American textbooks contain few citations to articles published outside the United States, a form of literary chauvinism that sometimes denies the reader a balanced view of the world, so it is pleasing to see that by recruiting authors almost exclusively from Europe, Ross Pinkerton and Nick Plowman have produced an alternative to the big American texts rather than a competitor.
Like any multiauthor effort it has its good and its not so good sections, but there are some real gems. Charles Stiller’s essay on epidemiology is a model, and his graph showing the rising number of survivors of childhood cancer will be flagrantly copied and projected at meetings for years to come. Chris Mitchell and Kathy Pritchard-Jones do an excellent job of making tumour suppressor genes and the like understandable, even for those who (like me) do not know one end of a Southern blot from the other.
The main tumour-by-tumour section is good and sufficiently well referenced to get an interested reader quickly into the core literature, and the problem of how to cope with rare and strange tumours that do not fit elsewhere is neatly despatched by Nick Plowman in a “stamp collectors’” chapter which he must have enjoyed writing as much as I enjoyed reading. The book is adequately up-to-date with citations to articles up to late 1995, particularly important in chapters dealing with treatment.
The section covering supportive treatment is fine as far as it goes, but is relatively perfunctory for what consumes most of the resources in children’s cancer units and where prejudice abounds. While paediatric oncologists may agree on collaborative protocols for chemotherapy or radiotherapy, there is considerable variability in all other aspects of treatment— intravenous access, prevention of infection, dietary advice, antibiotic regimens, and the like. Many of the discrepancies between centres are clinically unimportant, but they are a common source of worry for parents if their children are treated differently at different hospitals. Books like this don’t help if they offer guidance which appears as dogma, and there is an appendix at the back—practical guideline tables—where arguably this is so. It describes what antibiotics to choose, what dose and frequency and so on, and in so doing oversimplifies. Inexperienced readers may have difficulty reconciling what they read with what they see in practice, and with what they may be taught in any particular unit.

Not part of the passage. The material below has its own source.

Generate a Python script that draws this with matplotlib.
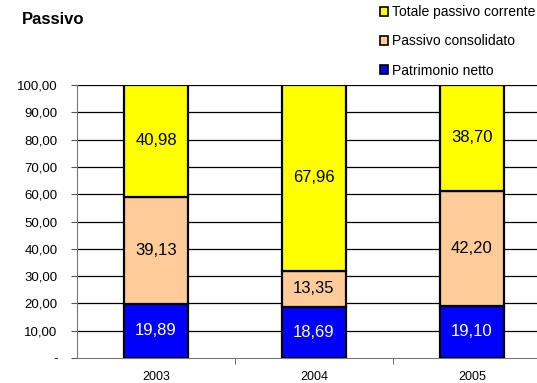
import matplotlib
matplotlib.use("Agg")
import matplotlib.pyplot as plt
from matplotlib.patches import Patch

plt.rcParams['font.family'] = ['Liberation Sans', 'DejaVu Sans']

years = ["2003", "2004", "2005"]
patrimonio = [19.89, 18.69, 19.10]
consolidato = [39.13, 13.35, 42.20]
corrente = [40.98, 67.96, 38.70]

series = [
    ("Patrimonio netto", patrimonio, "#0000FF", "white"),
    ("Passivo consolidato", consolidato, "#FFCC99", "black"),
    ("Totale passivo corrente", corrente, "#FFFF00", "black"),
]


def fmt(v):
    return f"{v:.2f}".replace(".", ",")


fig = plt.figure(figsize=(5.37, 3.83), dpi=100)
ax = fig.add_axes([77 / 537, 25 / 383, 474 / 537, 273 / 383])

x = list(range(len(years)))
ax.set_axisbelow(True)
for yv in range(10, 101, 10):
    ax.axhline(yv, color="black", lw=0.9, zorder=0)

bottom = [0, 0, 0]
handles = []
for name, vals, color, tcolor in series:
    ax.bar(x, vals, width=0.4, bottom=bottom, color=color,
           edgecolor="black", linewidth=1.6, zorder=3)
    for i, v in enumerate(vals):
        ax.text(x[i], bottom[i] + v / 2, fmt(v), ha="center", va="center",
                fontsize=12, color=tcolor, zorder=4)
    bottom = [b + v for b, v in zip(bottom, vals)]
    handles.append(Patch(facecolor=color, edgecolor="black", linewidth=1.2, label=name))

ax.set_xlim(-0.5, 2.5)
ax.set_ylim(0, 100)
ax.set_yticks(range(0, 101, 10))
ax.set_yticklabels(["-"] + [fmt(v) for v in range(10, 101, 10)], fontsize=9.5)
ax.set_xticks(x)
ax.set_xticklabels(years, fontsize=9)
ax.set_xticks([0.5, 1.5], minor=True)
ax.tick_params(axis="x", which="major", length=0, pad=9)
ax.tick_params(axis="x", which="minor", length=4, direction="out", color="#555555")
ax.tick_params(axis="y", length=4, direction="out", color="#555555", pad=10)

for side in ["top", "right"]:
    ax.spines[side].set_visible(False)
ax.spines["left"].set_color("#777777")
ax.spines["bottom"].set_color("#777777")

fig.text(22 / 537, 1 - 20 / 383, "Passivo", fontsize=12, fontweight="bold",
         ha="left", va="center")

fig.legend(handles=handles[::-1], loc="upper left",
           bbox_to_anchor=(380 / 537, 1 - 5 / 383), frameon=False,
           fontsize=10, handlelength=0.6, handleheight=0.6,
           handletextpad=0.3, labelspacing=1.1, borderpad=0, borderaxespad=0)

fig.savefig("out.png", dpi=100)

My only other negative feelings are predictable as I am a haematologist. The business of the pathology and classification of the leukaemias is ours, not that of morbid anatomists. Fair’s fair. More importantly, in future editions (I say this confident that there will be future editions), as blood products are probably the most dangerous drugs oncologists will ever prescribe, and as their use and complexity is increasing, perhaps the editors could give transfusion medicine a section of its own. If something has to go to make room I would be happy to make suggestions.